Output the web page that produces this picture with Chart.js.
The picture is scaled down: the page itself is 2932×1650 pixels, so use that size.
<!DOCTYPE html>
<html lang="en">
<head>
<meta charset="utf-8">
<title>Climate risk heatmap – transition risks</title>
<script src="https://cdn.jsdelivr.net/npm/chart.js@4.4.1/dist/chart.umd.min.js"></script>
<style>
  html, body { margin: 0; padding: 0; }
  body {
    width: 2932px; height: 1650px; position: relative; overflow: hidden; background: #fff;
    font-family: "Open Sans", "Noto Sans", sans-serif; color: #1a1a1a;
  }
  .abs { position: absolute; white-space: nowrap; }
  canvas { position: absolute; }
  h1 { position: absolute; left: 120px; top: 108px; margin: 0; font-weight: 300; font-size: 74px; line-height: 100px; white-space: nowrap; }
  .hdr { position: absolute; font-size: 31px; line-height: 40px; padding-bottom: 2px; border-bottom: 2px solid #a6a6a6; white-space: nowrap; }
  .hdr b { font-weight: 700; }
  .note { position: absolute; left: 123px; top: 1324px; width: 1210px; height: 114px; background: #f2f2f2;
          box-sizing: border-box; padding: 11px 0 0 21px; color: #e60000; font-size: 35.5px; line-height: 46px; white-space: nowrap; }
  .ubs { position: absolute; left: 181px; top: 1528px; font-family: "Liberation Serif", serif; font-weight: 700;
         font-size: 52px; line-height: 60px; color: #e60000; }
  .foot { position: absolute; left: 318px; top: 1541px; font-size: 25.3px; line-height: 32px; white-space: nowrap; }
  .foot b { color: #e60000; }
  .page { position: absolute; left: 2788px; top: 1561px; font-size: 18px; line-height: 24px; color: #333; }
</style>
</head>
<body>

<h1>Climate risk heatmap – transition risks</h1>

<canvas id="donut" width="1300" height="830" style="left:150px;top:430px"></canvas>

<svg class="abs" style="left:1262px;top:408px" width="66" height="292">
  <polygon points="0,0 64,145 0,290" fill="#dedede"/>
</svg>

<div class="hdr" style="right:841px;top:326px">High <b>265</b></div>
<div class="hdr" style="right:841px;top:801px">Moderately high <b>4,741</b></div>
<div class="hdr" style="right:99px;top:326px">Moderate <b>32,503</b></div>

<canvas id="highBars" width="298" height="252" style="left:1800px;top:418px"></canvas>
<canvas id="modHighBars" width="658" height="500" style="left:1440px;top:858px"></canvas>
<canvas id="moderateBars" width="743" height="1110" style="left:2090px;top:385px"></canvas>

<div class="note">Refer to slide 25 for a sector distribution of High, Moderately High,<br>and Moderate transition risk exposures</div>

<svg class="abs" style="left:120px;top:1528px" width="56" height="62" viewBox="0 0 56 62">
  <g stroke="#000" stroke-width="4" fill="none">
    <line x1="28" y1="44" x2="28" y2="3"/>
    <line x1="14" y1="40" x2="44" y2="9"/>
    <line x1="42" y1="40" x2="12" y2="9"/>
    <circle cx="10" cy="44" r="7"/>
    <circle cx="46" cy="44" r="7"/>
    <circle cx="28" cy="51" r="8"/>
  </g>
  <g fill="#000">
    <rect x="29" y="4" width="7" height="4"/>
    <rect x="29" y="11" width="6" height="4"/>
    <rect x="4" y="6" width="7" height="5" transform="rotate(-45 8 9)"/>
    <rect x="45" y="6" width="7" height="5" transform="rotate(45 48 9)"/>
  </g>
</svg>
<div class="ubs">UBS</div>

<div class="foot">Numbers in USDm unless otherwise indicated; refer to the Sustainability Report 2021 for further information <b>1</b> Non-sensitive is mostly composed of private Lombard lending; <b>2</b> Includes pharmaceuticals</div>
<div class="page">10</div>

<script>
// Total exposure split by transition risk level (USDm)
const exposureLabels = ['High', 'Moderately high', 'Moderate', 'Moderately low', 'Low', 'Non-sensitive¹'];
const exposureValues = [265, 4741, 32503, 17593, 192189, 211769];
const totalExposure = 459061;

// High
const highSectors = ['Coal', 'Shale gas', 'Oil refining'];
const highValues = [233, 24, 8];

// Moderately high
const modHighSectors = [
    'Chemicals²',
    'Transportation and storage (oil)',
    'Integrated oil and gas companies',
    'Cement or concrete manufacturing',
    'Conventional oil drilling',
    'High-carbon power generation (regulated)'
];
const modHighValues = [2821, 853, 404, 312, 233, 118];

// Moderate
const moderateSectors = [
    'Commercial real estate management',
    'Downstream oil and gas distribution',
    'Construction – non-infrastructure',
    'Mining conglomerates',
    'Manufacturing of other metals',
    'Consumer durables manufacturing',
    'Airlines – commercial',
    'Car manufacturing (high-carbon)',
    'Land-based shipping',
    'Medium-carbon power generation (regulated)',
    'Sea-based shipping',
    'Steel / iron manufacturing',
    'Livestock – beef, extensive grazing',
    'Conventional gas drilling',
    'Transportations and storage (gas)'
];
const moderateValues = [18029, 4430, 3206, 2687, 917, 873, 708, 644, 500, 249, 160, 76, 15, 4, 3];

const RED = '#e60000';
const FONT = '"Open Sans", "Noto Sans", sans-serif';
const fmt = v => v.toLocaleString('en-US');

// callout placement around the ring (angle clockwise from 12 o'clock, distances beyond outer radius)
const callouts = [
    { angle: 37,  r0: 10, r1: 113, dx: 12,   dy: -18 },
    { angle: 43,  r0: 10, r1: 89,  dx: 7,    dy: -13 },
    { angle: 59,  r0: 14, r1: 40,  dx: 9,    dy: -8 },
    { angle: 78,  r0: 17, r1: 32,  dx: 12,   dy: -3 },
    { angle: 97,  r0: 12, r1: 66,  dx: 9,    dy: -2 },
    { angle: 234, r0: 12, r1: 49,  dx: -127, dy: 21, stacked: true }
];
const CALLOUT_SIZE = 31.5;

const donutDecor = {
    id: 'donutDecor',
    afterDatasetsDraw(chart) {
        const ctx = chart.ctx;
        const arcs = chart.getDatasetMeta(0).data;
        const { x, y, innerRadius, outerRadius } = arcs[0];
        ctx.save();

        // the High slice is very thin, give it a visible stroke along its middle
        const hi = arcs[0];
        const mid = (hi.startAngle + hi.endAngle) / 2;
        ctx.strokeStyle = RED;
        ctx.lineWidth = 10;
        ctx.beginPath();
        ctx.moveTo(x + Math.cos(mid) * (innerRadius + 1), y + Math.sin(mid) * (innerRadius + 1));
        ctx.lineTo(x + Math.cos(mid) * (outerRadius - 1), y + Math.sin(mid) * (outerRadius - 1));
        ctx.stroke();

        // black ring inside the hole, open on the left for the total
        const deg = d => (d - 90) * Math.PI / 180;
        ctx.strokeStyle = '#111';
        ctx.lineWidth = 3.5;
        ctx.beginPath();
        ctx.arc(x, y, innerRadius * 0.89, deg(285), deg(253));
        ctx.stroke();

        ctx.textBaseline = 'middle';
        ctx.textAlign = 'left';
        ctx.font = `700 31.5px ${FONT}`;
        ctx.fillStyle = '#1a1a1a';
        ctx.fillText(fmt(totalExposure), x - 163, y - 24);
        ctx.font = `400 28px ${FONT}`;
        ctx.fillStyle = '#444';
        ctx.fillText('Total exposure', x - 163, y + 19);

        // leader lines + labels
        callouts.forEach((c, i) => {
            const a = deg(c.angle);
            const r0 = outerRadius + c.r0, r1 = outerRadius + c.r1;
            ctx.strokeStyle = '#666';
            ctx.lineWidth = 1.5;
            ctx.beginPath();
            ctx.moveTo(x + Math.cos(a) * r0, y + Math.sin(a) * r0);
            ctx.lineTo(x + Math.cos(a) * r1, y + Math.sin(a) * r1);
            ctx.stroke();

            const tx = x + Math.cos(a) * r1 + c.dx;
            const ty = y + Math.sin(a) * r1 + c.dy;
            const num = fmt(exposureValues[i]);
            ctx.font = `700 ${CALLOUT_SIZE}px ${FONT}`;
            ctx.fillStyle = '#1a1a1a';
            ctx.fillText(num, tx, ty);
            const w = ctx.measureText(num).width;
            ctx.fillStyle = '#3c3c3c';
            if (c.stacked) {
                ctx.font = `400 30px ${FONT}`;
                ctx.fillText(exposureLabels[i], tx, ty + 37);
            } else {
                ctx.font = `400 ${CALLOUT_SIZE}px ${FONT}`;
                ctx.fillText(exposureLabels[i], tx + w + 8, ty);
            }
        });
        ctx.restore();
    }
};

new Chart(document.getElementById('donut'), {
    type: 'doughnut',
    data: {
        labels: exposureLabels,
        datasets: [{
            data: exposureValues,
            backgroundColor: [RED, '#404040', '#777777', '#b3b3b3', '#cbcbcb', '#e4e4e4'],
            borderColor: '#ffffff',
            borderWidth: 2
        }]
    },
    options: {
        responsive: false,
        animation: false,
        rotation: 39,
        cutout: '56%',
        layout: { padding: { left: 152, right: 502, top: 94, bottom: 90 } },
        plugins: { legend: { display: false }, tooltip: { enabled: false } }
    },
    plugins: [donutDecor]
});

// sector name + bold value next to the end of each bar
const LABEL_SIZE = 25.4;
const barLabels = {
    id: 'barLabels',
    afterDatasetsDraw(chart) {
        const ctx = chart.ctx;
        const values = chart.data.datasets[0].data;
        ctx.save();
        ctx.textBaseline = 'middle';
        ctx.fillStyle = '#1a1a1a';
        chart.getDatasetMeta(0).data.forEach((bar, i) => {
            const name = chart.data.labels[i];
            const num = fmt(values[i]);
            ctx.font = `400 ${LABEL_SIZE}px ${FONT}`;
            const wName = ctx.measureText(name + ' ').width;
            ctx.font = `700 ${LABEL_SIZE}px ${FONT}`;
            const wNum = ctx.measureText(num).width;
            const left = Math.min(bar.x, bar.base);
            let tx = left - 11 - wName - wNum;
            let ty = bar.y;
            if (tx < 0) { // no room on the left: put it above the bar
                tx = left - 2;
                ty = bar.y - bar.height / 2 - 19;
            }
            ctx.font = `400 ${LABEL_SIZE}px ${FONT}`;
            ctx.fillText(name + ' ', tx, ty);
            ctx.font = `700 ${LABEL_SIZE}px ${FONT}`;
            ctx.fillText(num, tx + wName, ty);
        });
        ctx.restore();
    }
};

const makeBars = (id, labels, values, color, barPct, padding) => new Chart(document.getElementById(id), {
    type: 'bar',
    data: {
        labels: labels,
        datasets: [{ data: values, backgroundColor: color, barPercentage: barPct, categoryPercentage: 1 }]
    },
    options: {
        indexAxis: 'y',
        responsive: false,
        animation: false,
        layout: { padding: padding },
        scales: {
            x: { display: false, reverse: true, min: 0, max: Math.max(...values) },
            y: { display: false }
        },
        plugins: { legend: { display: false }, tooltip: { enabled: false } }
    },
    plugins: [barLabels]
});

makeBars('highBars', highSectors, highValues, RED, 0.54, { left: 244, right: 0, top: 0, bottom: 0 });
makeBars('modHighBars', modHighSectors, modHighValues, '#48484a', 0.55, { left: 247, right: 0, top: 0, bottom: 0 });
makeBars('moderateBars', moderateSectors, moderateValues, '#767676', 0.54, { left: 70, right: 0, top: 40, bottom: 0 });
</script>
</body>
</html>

**Stated goal**:
Say how many lines above hold the word "that", giving only the count.

**Full answer**:
2